Task: Return the number of lines holding "React", with nothing added.

Collection entries
** start **

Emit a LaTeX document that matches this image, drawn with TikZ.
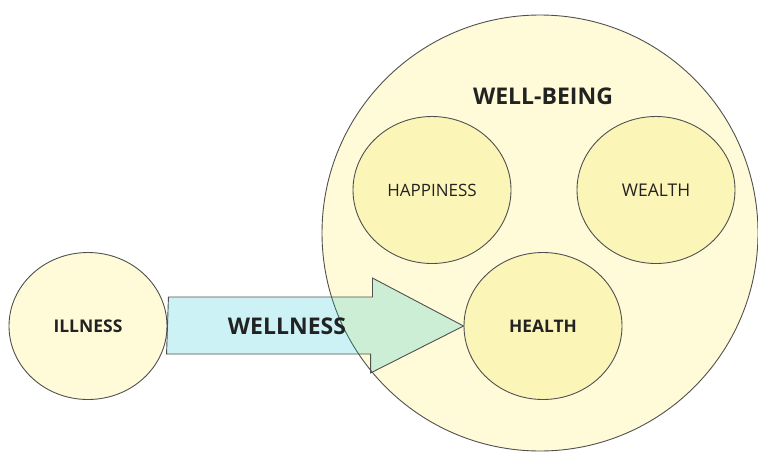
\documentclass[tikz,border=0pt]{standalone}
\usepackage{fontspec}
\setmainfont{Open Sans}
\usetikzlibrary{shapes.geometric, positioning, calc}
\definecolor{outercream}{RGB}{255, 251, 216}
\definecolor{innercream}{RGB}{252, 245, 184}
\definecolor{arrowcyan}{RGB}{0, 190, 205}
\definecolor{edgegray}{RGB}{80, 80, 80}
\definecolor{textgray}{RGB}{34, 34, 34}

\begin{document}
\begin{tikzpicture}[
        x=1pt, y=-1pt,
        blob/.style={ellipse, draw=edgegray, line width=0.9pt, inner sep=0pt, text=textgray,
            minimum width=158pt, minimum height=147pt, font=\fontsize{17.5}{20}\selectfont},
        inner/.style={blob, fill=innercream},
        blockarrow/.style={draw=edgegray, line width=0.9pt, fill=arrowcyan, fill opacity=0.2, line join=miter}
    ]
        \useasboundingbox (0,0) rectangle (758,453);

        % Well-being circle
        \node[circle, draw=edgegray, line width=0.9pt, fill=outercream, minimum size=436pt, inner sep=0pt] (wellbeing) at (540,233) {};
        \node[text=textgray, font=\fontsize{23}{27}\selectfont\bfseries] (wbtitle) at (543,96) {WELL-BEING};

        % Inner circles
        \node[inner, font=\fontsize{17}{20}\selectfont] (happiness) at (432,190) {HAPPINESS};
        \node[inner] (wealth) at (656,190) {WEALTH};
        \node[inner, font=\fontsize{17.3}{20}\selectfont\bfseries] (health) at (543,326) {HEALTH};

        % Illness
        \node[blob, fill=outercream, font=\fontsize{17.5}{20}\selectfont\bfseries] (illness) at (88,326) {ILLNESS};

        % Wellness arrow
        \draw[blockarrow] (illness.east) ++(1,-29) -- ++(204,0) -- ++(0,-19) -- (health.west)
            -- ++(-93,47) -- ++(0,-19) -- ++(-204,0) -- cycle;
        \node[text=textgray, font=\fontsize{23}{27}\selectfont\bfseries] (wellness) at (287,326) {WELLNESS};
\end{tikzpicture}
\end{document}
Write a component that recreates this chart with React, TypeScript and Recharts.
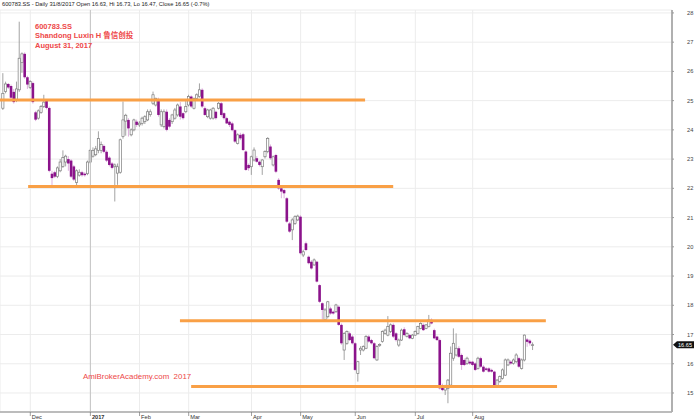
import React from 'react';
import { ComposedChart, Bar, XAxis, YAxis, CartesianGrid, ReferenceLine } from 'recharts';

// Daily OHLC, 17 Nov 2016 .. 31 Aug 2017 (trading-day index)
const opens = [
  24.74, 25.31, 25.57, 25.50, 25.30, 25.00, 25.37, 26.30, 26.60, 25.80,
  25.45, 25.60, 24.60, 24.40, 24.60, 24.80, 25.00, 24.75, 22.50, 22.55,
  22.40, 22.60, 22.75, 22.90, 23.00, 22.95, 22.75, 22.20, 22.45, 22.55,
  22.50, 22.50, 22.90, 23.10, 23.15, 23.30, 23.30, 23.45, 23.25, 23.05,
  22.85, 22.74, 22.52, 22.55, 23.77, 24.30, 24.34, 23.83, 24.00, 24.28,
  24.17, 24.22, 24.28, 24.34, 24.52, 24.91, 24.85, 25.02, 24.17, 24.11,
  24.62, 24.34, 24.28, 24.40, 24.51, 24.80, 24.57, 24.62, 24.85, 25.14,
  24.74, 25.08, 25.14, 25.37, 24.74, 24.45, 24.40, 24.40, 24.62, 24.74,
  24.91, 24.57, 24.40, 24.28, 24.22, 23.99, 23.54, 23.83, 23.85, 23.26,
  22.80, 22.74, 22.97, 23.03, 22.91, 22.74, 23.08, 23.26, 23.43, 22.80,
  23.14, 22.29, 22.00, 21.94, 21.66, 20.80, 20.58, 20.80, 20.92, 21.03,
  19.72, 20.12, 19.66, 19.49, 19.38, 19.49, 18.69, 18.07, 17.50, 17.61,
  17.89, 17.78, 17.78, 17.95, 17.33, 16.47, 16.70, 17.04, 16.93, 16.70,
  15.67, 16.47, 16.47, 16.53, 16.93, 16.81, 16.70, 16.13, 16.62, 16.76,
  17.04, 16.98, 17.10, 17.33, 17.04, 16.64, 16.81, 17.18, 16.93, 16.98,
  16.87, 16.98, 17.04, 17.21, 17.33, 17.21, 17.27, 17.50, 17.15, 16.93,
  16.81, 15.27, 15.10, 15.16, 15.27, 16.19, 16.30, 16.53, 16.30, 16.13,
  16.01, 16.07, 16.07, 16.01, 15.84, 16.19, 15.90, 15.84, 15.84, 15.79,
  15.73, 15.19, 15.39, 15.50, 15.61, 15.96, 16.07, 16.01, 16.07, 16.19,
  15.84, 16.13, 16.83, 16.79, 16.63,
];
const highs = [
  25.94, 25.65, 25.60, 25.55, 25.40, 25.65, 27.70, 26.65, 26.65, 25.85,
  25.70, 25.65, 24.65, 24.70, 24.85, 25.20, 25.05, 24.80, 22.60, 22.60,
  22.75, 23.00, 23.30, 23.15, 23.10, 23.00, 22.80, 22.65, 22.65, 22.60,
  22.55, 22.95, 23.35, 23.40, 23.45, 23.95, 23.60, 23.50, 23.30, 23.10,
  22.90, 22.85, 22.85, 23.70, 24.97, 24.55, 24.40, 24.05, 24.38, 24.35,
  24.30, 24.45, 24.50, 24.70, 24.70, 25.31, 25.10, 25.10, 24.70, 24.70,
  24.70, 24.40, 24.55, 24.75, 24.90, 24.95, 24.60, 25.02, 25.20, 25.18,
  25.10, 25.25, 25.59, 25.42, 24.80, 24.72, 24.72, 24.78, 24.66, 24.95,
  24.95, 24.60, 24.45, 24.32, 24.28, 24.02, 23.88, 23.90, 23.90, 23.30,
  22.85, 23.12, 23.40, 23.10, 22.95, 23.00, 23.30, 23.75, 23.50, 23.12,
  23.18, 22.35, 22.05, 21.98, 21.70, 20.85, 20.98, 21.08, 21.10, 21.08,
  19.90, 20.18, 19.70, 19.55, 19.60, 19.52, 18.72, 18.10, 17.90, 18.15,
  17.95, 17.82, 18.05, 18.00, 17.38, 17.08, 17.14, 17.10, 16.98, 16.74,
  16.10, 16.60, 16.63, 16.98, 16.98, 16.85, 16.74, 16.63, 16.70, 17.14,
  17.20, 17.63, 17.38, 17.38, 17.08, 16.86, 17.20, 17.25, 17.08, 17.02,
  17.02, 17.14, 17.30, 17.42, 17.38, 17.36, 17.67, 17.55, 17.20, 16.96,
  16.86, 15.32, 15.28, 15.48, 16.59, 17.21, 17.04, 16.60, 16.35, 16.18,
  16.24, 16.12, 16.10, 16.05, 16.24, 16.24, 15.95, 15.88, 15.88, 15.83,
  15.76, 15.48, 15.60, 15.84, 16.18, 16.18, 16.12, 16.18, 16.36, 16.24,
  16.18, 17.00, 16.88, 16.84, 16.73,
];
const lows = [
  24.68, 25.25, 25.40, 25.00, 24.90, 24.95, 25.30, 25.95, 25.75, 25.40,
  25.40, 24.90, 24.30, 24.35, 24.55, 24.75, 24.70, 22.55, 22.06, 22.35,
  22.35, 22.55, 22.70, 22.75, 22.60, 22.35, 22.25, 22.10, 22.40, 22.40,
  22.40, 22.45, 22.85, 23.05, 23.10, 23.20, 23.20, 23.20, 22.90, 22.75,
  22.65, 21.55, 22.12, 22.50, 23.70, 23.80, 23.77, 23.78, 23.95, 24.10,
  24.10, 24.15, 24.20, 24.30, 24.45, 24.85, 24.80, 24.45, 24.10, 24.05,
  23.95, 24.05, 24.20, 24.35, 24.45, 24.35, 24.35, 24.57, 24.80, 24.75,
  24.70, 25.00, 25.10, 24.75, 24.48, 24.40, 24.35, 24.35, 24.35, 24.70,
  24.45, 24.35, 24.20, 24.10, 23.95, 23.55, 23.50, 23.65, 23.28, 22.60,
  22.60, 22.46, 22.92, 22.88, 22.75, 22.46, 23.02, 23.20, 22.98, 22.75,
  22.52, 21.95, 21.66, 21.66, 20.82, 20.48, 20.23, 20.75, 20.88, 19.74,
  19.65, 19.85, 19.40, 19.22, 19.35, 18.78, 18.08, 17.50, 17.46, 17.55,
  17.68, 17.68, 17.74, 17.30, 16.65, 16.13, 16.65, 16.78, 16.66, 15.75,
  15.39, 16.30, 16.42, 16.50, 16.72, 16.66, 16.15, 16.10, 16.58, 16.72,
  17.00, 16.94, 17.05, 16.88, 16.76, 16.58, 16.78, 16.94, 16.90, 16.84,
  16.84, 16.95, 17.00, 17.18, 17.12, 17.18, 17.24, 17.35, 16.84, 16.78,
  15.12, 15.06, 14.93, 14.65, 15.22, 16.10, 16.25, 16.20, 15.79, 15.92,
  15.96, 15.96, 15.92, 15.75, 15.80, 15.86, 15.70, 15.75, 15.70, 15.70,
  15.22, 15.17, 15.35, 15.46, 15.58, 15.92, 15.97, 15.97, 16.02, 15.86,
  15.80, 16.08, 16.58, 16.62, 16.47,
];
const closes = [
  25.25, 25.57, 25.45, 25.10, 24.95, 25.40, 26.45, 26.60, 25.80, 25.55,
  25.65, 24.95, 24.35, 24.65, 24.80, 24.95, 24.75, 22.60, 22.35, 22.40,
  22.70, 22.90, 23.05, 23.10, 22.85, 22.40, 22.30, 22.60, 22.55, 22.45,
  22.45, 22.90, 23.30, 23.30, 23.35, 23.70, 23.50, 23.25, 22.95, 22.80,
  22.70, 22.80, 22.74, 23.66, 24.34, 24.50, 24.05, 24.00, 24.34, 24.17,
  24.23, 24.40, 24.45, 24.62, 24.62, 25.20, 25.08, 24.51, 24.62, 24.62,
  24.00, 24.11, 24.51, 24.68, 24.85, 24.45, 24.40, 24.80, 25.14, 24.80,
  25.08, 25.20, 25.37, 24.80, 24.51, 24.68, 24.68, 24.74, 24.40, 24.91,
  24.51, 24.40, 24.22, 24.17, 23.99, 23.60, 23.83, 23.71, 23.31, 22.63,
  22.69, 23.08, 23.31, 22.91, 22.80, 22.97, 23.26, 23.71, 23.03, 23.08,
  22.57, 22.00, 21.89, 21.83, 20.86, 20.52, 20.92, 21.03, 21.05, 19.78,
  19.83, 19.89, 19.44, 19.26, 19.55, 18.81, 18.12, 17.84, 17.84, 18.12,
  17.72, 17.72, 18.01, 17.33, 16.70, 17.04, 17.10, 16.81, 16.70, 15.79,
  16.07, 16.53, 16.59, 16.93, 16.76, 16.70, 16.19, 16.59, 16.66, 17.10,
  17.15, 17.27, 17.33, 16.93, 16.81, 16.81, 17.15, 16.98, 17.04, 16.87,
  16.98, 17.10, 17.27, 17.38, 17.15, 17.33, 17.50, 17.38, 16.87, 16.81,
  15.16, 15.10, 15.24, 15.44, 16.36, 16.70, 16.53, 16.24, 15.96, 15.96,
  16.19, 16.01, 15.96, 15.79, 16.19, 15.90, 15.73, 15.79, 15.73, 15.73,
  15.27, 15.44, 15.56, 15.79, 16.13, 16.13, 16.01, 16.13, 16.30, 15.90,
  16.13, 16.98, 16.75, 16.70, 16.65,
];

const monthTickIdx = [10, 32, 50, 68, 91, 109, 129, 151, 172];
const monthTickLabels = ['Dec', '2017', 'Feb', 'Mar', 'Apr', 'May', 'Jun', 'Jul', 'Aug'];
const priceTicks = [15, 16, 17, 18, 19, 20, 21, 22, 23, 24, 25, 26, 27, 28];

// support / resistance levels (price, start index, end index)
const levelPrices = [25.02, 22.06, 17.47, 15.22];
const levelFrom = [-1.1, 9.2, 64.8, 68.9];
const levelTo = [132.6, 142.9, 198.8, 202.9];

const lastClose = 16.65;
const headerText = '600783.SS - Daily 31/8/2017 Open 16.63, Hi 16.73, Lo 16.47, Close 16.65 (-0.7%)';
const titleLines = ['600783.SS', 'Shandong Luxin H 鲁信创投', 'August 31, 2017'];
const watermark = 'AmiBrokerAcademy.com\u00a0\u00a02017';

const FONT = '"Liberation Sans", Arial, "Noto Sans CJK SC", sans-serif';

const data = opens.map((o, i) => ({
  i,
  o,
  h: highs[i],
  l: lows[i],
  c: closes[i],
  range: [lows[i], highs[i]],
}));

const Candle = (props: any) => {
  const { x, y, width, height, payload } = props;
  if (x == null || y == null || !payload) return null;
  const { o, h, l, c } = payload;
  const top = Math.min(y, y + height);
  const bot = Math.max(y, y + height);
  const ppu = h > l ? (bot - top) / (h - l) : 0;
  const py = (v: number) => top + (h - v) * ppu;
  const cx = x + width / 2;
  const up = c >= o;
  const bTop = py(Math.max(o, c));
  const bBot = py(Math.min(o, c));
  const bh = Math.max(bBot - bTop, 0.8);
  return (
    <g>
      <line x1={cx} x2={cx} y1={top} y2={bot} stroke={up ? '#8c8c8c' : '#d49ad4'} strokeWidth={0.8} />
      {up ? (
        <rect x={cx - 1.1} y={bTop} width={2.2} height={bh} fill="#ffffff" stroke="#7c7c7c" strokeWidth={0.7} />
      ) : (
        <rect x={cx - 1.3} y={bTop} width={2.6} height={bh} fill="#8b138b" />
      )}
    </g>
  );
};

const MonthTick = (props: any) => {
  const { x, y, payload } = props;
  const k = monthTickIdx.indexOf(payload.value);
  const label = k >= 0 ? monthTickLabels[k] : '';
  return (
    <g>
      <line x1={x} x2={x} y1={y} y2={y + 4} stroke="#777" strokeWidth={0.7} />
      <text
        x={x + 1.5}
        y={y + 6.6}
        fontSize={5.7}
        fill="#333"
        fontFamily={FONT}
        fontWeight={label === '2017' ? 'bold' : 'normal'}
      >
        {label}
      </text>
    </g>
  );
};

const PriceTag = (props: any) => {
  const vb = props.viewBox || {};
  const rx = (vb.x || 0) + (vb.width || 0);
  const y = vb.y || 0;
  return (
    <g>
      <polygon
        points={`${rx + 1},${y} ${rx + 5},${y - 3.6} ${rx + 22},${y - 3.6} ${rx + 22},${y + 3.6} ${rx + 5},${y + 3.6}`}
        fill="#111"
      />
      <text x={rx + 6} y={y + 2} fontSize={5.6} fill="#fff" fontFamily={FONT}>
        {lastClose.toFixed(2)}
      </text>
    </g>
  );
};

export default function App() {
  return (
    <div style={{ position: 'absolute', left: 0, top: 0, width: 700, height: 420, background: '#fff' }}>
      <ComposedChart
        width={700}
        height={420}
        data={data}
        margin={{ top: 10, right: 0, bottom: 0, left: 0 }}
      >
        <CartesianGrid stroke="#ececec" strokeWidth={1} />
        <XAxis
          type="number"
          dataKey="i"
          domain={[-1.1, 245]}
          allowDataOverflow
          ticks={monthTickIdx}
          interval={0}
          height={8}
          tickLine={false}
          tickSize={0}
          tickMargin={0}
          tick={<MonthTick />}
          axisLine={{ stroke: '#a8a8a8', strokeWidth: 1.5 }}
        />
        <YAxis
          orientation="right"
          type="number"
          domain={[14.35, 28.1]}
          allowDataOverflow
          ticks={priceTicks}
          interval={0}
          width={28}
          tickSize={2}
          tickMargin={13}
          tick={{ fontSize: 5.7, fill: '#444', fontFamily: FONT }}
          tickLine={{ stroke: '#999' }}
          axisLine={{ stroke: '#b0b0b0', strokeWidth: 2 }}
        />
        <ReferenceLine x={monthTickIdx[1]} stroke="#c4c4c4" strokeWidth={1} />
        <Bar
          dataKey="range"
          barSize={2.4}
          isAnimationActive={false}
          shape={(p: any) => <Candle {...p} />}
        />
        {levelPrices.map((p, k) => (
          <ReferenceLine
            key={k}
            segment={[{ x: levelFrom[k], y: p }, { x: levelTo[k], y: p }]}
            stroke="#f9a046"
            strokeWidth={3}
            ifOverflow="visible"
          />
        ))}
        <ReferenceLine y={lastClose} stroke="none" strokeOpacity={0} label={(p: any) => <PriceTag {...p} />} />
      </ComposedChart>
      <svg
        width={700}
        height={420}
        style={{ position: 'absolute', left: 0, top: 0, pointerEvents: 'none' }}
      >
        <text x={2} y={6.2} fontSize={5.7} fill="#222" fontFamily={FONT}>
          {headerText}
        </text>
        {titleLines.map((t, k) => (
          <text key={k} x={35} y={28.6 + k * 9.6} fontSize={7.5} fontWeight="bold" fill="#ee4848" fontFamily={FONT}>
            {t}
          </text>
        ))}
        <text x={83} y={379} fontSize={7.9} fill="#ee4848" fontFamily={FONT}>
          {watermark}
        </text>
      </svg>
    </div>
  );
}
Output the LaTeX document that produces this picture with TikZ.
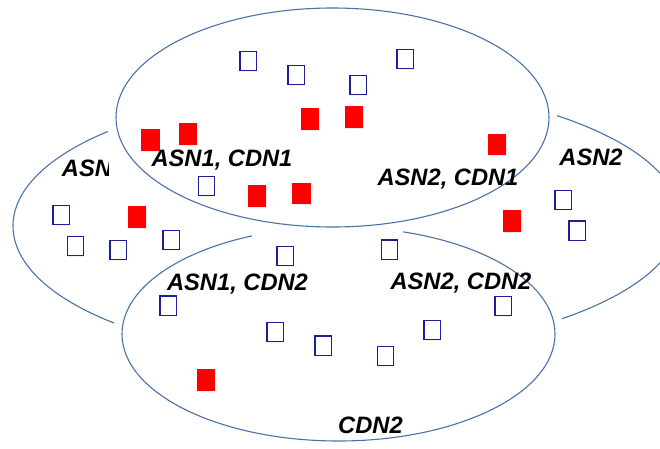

** end **

Full solution: 2